People who have been sold tailored business loans have no protection because of a mere technicality. They have no guarantee of fair treatment from the banks. Most of my constituents who have been affected by hedge mis-selling have been sold TBLs, although I hesitate to say that they were sold them, because some of them were not aware that they were being sold them. Most of my constituents who are affected are out in the cold, so I return to the question that I have asked Treasury Ministers and the FCA, although I have received inadequate responses. I question how the FCA decides to interpret its principle-based regulation. I am talking specifically about TBLs from the Clydesdale and Yorkshire banks.
My hon. Friend is making a powerful case and I concur with what he says about tailored business loans. One of my constituents, who is here in the Gallery, has been affected on a large scale and is paying £33,000 per month as a consequence of swaps. He needs to be brought into the scheme. In addition, he has a tailored business loan, and I concur that those need to be brought into the framework urgently.
I concur with my hon. Friend. Many of us have cases like the one that she raises that suggest that TBLs need to be brought into this review or another review of some kind.
The FSA famously stated in “Interest Rate Hedging Products—Pilot Findings” that
“poor disclosure of break costs”
was one of
“the most significant issues in assessing the compliance of a sale”.
How is it possible that poor disclosure of break costs can constitute a mis-sale when the customer is buying a stand-alone product, with all that that implies, and yet there is no mis-sale if the bank buys the interest rate swap allowance, conceals it from the customer and then holds the customer liable for its terms and conditions?
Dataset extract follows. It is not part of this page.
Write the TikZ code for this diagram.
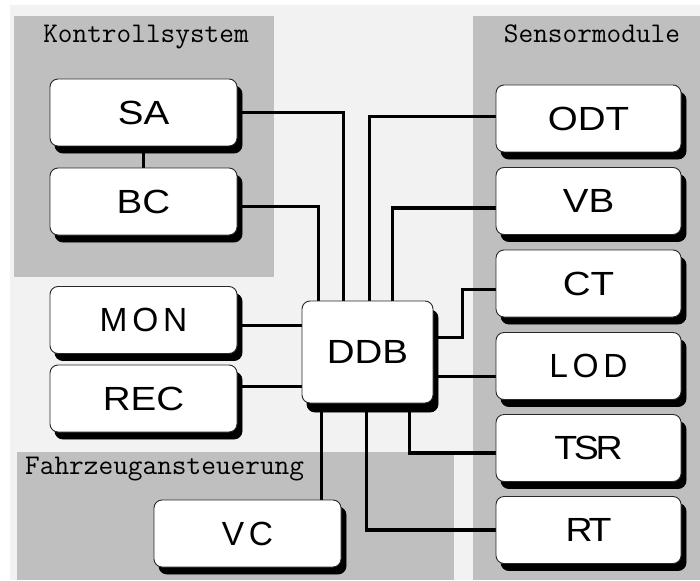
\documentclass[tikz,border=0pt]{standalone}
\usepackage{fontspec}
\newfontfamily\boxfont[FakeStretch=1.15]{Liberation Sans}
\newfontfamily\spacedfont[LetterSpace=14]{Liberation Sans}
\newfontfamily\tightfont[FakeStretch=1.12,LetterSpace=-10]{Liberation Sans}
\usetikzlibrary{calc}

\definecolor{pagegray}{RGB}{242,242,242}
\definecolor{zonegray}{RGB}{191,191,191}
\definecolor{edgegray}{RGB}{40,40,40}

\pgfdeclarelayer{zones}
\pgfdeclarelayer{links}
\pgfsetlayers{zones,links,main}

\begin{document}
\begin{tikzpicture}[
    line join=miter,
    % pixel grid, y pointing down
    x=1pt, y=-1pt
]

% ---------------------------------------------------------
% 1. CANVAS AND ZONES
% ---------------------------------------------------------
\useasboundingbox (0,0) rectangle (700,580);

\tikzset{zone label/.style={inner sep=0, font=\ttfamily\fontsize{28.5}{32}\selectfont}}

\begin{pgfonlayer}{zones}
\fill[white] (0,0) rectangle (700,580);
\fill[pagegray] (10,5) rectangle (700,580);

\fill[zonegray] (14,16) rectangle (274,277);   % Kontrollsystem
\fill[zonegray] (473,16) rectangle (700,580);  % Sensormodule
\fill[zonegray] (17,452) rectangle (454,580);  % Fahrzeugansteuerung

\node[zone label, anchor=base] (lblKS) at (146,43) {Kontrollsystem};
\node[zone label, anchor=base] (lblSM) at (592,43) {Sensormodule};
\node[zone label, anchor=base west] (lblFA) at (25,474) {Fahrzeugansteuerung};
\end{pgfonlayer}

% ---------------------------------------------------------
% 2. MODULES
% ---------------------------------------------------------
\tikzset{box shadow/.style={preaction={fill=black, draw=black, line width=0.9pt,
    transform canvas={shift={(#1)}}}}}
\tikzset{module box/.style={draw=edgegray, line width=0.9pt, fill=white,
    rounded corners=8pt, inner sep=0, minimum width=187pt, minimum height=67pt,
    box shadow={5pt,-7pt},
    font=\boxfont\fontsize{33.5}{40}\selectfont}}
\tikzset{sensor box/.style={module box, minimum width=185pt}}
\tikzset{spaced/.style={font=\spacedfont\fontsize{33.5}{40}\selectfont}}
\tikzset{tight/.style={font=\tightfont\fontsize{33.5}{40}\selectfont}}
\tikzset{link/.style={line width=3.2pt, black}}

% Control system
\node[module box] (SA)  at (143.5,112.5) {SA};
\node[module box] (BC)  at (143.5,201.5) {BC};
% Left column
\node[module box, spaced] (MON) at (143.5,320)   {MON};
\node[module box]         (REC) at (143.5,398.5) {REC};
% Vehicle control
\node[module box, spaced] (VC)  at (247.5,533.5) {VC};
% Sensor column
\node[sensor box]         (ODT) at (588.5,118.5) {ODT};
\node[sensor box]         (VB)  at (588.5,201)   {VB};
\node[sensor box]         (CT)  at (588.5,283.5) {CT};
\node[sensor box, spaced] (LOD) at (588.5,366)   {LOD};
\node[sensor box, tight]  (TSR) at (588.5,448)   {TSR};
\node[sensor box, tight]  (RT)  at (588.5,530)   {RT};

% Central data base
\node[draw=edgegray, line width=0.9pt, fill=white, rounded corners=8pt,
      inner sep=0, minimum width=131pt, minimum height=102pt,
      box shadow={5pt,-9pt}, font=\boxfont\fontsize{33.5}{40}\selectfont]
      (DDB) at (367.5,352) {DDB};

% ---------------------------------------------------------
% 3. CONNECTORS (behind the boxes and shadows)
% ---------------------------------------------------------
\coordinate (dT1) at ($(DDB.north west)+(17,0)$);
\coordinate (dT2) at ($(DDB.north west)+(42,0)$);
\coordinate (dT3) at ($(DDB.north west)+(68,0)$);
\coordinate (dT4) at ($(DDB.north west)+(91,0)$);
\coordinate (dL1) at ($(DDB.north west)+(0,25)$);
\coordinate (dL2) at ($(DDB.north west)+(0,86)$);
\coordinate (dR1) at ($(DDB.north east)+(0,37)$);
\coordinate (dR2) at ($(DDB.north east)+(0,76)$);
\coordinate (dB1) at ($(DDB.south west)+(20,0)$);
\coordinate (dB2) at ($(DDB.south west)+(65,0)$);
\coordinate (dB3) at ($(DDB.south west)+(108,0)$);

\begin{pgfonlayer}{links}
\draw[link] (SA) -- (BC);
\draw[link] (SA.east) -| (dT2);
\draw[link] ($(BC.east)+(0,5)$) -| (dT1);
\draw[link] ($(ODT.west)+(0,-2)$) -| (dT3);
\draw[link] ($(VB.west)+(0,7)$) -| (dT4);
\draw[link] (MON.east |- dL1) -- (dL1);
\draw[link] (REC.east |- dL2) -- (dL2);
\draw[link] (dR1) -- ++(29,0) |- ($(CT.west)+(0,6)$);
\draw[link] (dR2) -- (LOD.west |- dR2);
\draw[link] (dB1) -- (VC.north -| dB1);
\draw[link] (dB2) |- (RT.west);
\draw[link] (dB3) |- ($(TSR.west)+(0,5)$);
\end{pgfonlayer}

\end{tikzpicture}
\end{document}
That is unjust nonsense. If a feature is worthy of regulation when it is contained in one product, why is it not worthy of regulation when it is contained and concealed in another product?
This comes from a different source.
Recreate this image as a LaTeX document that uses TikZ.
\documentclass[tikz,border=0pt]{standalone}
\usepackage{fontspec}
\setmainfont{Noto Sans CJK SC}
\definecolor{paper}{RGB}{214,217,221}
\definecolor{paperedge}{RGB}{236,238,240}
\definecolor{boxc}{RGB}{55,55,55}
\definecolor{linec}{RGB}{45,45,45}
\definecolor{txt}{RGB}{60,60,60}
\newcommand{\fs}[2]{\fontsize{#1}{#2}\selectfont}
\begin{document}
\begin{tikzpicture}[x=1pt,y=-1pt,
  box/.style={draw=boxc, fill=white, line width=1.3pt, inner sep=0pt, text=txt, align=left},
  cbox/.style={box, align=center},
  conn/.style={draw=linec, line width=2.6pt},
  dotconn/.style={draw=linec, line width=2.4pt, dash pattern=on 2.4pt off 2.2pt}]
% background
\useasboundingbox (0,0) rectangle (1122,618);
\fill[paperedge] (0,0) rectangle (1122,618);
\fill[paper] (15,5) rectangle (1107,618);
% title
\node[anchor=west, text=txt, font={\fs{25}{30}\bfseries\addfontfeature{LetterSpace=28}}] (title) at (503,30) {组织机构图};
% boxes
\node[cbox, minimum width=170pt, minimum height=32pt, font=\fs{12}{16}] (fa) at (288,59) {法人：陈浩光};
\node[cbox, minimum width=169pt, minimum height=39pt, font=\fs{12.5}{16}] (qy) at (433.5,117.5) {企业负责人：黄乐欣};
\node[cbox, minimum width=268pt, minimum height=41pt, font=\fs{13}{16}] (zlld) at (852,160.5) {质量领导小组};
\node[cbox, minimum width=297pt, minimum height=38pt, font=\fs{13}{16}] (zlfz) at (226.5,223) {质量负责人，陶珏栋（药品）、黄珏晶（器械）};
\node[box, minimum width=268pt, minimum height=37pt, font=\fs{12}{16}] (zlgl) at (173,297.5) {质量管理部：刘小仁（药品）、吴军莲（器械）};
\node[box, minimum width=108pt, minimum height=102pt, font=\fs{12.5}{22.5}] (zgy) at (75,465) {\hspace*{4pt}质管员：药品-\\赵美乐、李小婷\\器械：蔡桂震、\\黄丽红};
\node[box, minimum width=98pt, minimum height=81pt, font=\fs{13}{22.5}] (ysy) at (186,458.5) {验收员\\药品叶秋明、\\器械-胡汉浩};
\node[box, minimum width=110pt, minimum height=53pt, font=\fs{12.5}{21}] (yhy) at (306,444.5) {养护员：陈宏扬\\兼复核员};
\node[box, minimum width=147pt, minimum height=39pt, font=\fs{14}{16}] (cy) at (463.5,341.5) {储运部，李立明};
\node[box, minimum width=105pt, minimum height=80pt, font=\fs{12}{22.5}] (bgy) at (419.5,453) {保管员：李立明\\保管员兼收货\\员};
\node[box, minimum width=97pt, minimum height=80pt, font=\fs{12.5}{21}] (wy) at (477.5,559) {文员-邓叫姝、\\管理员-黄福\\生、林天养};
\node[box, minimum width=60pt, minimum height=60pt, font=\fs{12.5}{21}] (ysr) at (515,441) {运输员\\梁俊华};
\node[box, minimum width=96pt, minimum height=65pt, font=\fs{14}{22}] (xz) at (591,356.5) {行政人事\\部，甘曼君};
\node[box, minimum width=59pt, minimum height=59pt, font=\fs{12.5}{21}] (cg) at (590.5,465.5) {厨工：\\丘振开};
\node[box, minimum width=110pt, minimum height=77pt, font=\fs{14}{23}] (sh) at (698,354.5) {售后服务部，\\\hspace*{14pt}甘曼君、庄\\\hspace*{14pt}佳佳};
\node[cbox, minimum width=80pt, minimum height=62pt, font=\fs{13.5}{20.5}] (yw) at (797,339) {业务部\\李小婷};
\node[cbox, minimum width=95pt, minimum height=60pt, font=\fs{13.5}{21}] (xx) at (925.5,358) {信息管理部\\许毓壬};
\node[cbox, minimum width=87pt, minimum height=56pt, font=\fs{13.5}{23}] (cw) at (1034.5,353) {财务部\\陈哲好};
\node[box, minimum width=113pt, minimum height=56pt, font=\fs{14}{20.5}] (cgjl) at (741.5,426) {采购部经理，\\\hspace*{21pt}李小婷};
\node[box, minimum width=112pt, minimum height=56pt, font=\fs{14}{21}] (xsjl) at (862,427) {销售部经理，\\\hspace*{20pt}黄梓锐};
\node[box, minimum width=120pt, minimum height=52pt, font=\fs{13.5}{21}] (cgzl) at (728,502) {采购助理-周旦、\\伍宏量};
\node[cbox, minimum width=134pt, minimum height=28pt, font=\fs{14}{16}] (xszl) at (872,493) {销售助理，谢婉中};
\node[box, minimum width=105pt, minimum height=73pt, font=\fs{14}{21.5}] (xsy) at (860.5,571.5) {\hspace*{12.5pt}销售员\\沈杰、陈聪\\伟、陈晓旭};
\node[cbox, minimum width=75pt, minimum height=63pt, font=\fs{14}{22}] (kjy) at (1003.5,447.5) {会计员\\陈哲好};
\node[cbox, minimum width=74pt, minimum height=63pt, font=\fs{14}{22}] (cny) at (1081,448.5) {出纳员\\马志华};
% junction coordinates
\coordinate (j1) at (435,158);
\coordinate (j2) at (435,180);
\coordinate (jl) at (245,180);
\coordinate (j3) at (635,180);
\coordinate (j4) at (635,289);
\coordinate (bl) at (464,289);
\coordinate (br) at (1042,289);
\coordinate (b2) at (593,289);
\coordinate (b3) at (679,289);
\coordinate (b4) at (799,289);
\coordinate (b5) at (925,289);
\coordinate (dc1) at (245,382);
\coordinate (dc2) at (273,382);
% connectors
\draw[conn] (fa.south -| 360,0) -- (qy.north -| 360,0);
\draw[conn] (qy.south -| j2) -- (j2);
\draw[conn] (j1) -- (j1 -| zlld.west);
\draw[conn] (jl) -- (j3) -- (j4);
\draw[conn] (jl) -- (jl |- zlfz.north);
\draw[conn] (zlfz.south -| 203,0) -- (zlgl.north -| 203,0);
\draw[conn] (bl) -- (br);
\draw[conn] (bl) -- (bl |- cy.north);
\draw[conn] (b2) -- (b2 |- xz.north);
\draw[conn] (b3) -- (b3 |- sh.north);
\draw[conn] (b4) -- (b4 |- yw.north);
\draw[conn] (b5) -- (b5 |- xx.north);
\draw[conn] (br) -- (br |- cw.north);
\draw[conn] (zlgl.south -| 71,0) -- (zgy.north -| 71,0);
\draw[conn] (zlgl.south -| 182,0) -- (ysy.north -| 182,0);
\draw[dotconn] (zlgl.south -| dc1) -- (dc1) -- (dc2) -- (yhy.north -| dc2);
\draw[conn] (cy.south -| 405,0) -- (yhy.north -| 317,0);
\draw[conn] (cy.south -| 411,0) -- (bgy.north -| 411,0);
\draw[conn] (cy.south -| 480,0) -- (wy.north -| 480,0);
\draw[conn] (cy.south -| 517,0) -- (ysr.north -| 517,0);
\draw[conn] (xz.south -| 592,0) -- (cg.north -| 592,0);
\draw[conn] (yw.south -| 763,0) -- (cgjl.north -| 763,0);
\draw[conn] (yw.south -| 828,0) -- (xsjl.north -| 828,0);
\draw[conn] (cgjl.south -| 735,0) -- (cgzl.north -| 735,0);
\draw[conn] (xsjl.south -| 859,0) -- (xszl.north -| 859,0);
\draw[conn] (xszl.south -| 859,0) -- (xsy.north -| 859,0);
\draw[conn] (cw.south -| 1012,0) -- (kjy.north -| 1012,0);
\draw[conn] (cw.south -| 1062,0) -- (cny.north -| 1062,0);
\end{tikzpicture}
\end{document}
My hon. Friend is right to highlight break costs, which have been a serious issue for some of my constituents. Is he aware of court evidence given by a former bank employee who said:
“When pitching to a customer the most the…Sales Team would try to say on the subject was that there could be break costs if the swap is broken early. Providing the customer didn’t ask, we never went into any detail as to the likely level of these costs.”
Does not that underline how much of this debate is not about complexity or understanding, but about straightforward mis-selling?
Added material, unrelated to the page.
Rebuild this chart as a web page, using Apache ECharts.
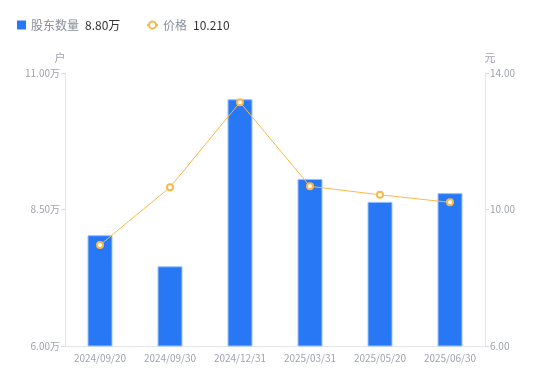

That goes to the heart of the argument. The banks and the ironically named relationship managers were trusted by our constituents, and that trust has been breached.
I have asked the FCA for its legal advice that supports the view that it should not regulate fixed-rate commercial loans. The response stated that it is not normal for the FCA to disclose its legal advice because, by so doing, it could be said to have waived its legal privilege more generally, making it difficult to resist broader disclosure, and thereby setting a precedent that would make it harder for it to resist disclosure in other cases. I am sure that that is crystal clear to everyone in the House—so much for the commitment to transparency.
The interest rate swap scandal has cost many businesses dear. I recently drove down one of the approach roads to Aberystwyth, the largest town in my constituency, to see another boarded up shop. That shop was not boarded up three weeks ago; it is boarded up now because of the issues that we are discussing. Many people had no concept of the product that they were pressured to buy. That applies as much to embedded swaps as to stand-alone products. I implore the Minister to reflect and to put pressure on the FCA to consider tailored business loans as part of the review. They are an enormous problem.